■ **Task statement**: The line holding "0.15, 0.1, 0, 0];" is the last one to output; start at the first line of the data, keep every line in between exactly, and leave out pictures.

■ **Raw data**:
------------------------------

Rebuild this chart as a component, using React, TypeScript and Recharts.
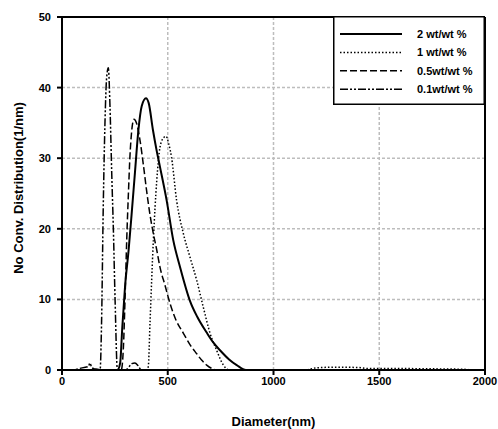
import React from 'react';
import {
  CartesianGrid,
  Legend,
  Line,
  LineChart,
  ReferenceLine,
  XAxis,
  YAxis,
} from 'recharts';

// diameters (nm) and number distribution (1/nm)
const d2 = [0, 100, 200, 262, 275, 285, 298, 315, 329, 345, 361, 377, 397, 410, 430, 448, 463, 495, 526, 558, 605, 640, 684, 715, 747, 790, 826, 870, 1000, 1500, 2000];
const v2 = [0, 0, 0, 0, 1, 6, 11.8, 17, 22, 28, 33.9, 37.4, 38.5, 37.8, 34, 31, 28.8, 24, 18.4, 14.6, 9.8, 7.5, 5.3, 3.9, 2.8, 1.5, 0.7, 0, 0, 0, 0];

const d1 = [0, 400, 408, 416, 432, 448, 463, 478, 492, 505, 518, 542, 574, 605, 637, 668, 700, 731, 763, 790, 1000, 1150, 1200, 1300, 1400, 1450, 1600, 1800, 1900, 1950, 2000];
const v1 = [0, 0, 0.5, 6.6, 18.4, 26.8, 31.5, 32.8, 33.1, 32, 30.1, 24, 19.3, 16, 12.7, 8.9, 5.2, 2.8, 0.7, 0, 0, 0, 0.3, 0.4, 0.35, 0.2, 0.2, 0.15, 0.1, 0, 0];

const d05 = [0, 280, 290, 298, 306, 314, 321, 330, 340, 352, 369, 385, 400, 416, 432, 448, 463, 487, 511, 540, 574, 605, 637, 660, 684, 710, 740, 1000, 2000];
const v05 = [0, 0, 3, 10, 18.4, 25, 30.1, 34, 35.5, 35, 32.5, 29, 25.4, 22, 19.3, 17, 14.6, 12, 9.4, 7, 5.2, 3.6, 2.3, 1.4, 0.7, 0.2, 0, 0, 0];

const d01 = [0, 50, 80, 110, 125, 132, 140, 150, 170, 180, 187, 195, 203, 211, 219, 227, 235, 243, 251, 262, 275, 300, 318, 330, 345, 360, 375, 400, 2000];
const v01 = [0, 0, 0.2, 0.4, 0.5, 1, 0.4, 0.2, 0.1, 0, 6.6, 23, 34.8, 41.4, 42.8, 37.2, 28, 19.8, 9.9, 0, 0, 0, 0.5, 0.9, 1, 0.6, 0, 0, 0];

const xTicks = [0, 500, 1000, 1500, 2000];
const yTicks = [0, 10, 20, 30, 40, 50];

const seriesNames = ['2 wt/wt %', '1 wt/wt %', '0.5wt/wt %', '0.1wt/wt %'];
const dashes = ['', '1.5 2', '7 3', '8 2 2 2 2 2'];
const widths = [2, 1.5, 1.5, 1.5];

const toPoints = (d: number[], v: number[]) => d.map((x, i) => ({ d: x, v: v[i] }));
const seriesData = [toPoints(d2, v2), toPoints(d1, v1), toPoints(d05, v05), toPoints(d01, v01)];

const font = '"Liberation Sans", Arial, sans-serif';

const LegendBox = () => (
  <svg width={152} height={89} style={{ display: 'block' }}>
    <rect x={0.75} y={0.75} width={150.5} height={87.5} fill="#fff" stroke="#000" strokeWidth={1.5} />
    {seriesNames.map((name, i) => {
      const y = 18 + i * 18.4;
      return (
        <g key={name}>
          <line x1={7} x2={69} y1={y} y2={y} stroke="#000" strokeWidth={widths[i]} strokeDasharray={dashes[i] || undefined} />
          <text x={84} y={y} dominantBaseline="central" fontSize={11} fontWeight="bold" fontFamily={font} fill="#000">
            {name}
          </text>
        </g>
      );
    })}
  </svg>
);

export default function App() {
  return (
    <div style={{ position: 'absolute', left: 0, top: 0 }}>
      <LineChart width={498} height={429} margin={{ top: 17, right: 13, left: 0, bottom: 0 }}>
        <CartesianGrid stroke="#bdbdbd" strokeDasharray="3 2" strokeWidth={1.5} />
        <XAxis
          type="number"
          dataKey="d"
          domain={[0, 2000]}
          ticks={xTicks}
          height={59}
          axisLine={{ stroke: '#000', strokeWidth: 2 }}
          tickLine={{ stroke: '#000', strokeWidth: 2 }}
          tickSize={5}
          tick={{ fill: '#000', fontSize: 11, fontWeight: 'bold', fontFamily: font }}
          label={{
            value: 'Diameter(nm)',
            position: 'insideBottom',
            offset: 3,
            fill: '#000',
            fontSize: 13,
            fontWeight: 'bold',
            fontFamily: font,
          }}
        />
        <YAxis
          type="number"
          domain={[0, 50]}
          ticks={yTicks}
          width={62}
          axisLine={{ stroke: '#000', strokeWidth: 2 }}
          tickLine={{ stroke: '#000', strokeWidth: 2 }}
          tickSize={5}
          tickMargin={6}
          tick={{ fill: '#000', fontSize: 11, fontWeight: 'bold', fontFamily: font }}
          label={() => (
            <text
              x={18}
              y={188}
              transform="rotate(-90, 18, 188)"
              textAnchor="middle"
              dominantBaseline="central"
              fontSize={13}
              fontWeight="bold"
              fontFamily={font}
              fill="#000"
            >
              No Conv. Distribution(1/nm)
            </text>
          )}
        />
        <ReferenceLine y={50} stroke="#000" strokeWidth={2} />
        <ReferenceLine x={2000} stroke="#000" strokeWidth={2} />
        {seriesData.map((data, i) => (
          <Line
            key={seriesNames[i]}
            data={data}
            dataKey="v"
            name={seriesNames[i]}
            type="monotone"
            stroke="#000"
            strokeWidth={widths[i]}
            strokeDasharray={dashes[i] || undefined}
            dot={false}
            activeDot={false}
            isAnimationActive={false}
          />
        ))}
        <Legend
          layout="horizontal"
          verticalAlign="middle"
          align="center"
          width={152}
          height={89}
          wrapperStyle={{ left: 333, top: 16, width: 152, height: 89, margin: 0, padding: 0 }}
          content={() => <LegendBox />}
        />
      </LineChart>
    </div>
  );
}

------------------------------

■ **The solution**:
Rebuild this chart as a component, using React, TypeScript and Recharts.
import React from 'react';
import {
  CartesianGrid,
  Legend,
  Line,
  LineChart,
  ReferenceLine,
  XAxis,
  YAxis,
} from 'recharts';

// diameters (nm) and number distribution (1/nm)
const d2 = [0, 100, 200, 262, 275, 285, 298, 315, 329, 345, 361, 377, 397, 410, 430, 448, 463, 495, 526, 558, 605, 640, 684, 715, 747, 790, 826, 870, 1000, 1500, 2000];
const v2 = [0, 0, 0, 0, 1, 6, 11.8, 17, 22, 28, 33.9, 37.4, 38.5, 37.8, 34, 31, 28.8, 24, 18.4, 14.6, 9.8, 7.5, 5.3, 3.9, 2.8, 1.5, 0.7, 0, 0, 0, 0];

const d1 = [0, 400, 408, 416, 432, 448, 463, 478, 492, 505, 518, 542, 574, 605, 637, 668, 700, 731, 763, 790, 1000, 1150, 1200, 1300, 1400, 1450, 1600, 1800, 1900, 1950, 2000];
const v1 = [0, 0, 0.5, 6.6, 18.4, 26.8, 31.5, 32.8, 33.1, 32, 30.1, 24, 19.3, 16, 12.7, 8.9, 5.2, 2.8, 0.7, 0, 0, 0, 0.3, 0.4, 0.35, 0.2, 0.2, 0.15, 0.1, 0, 0];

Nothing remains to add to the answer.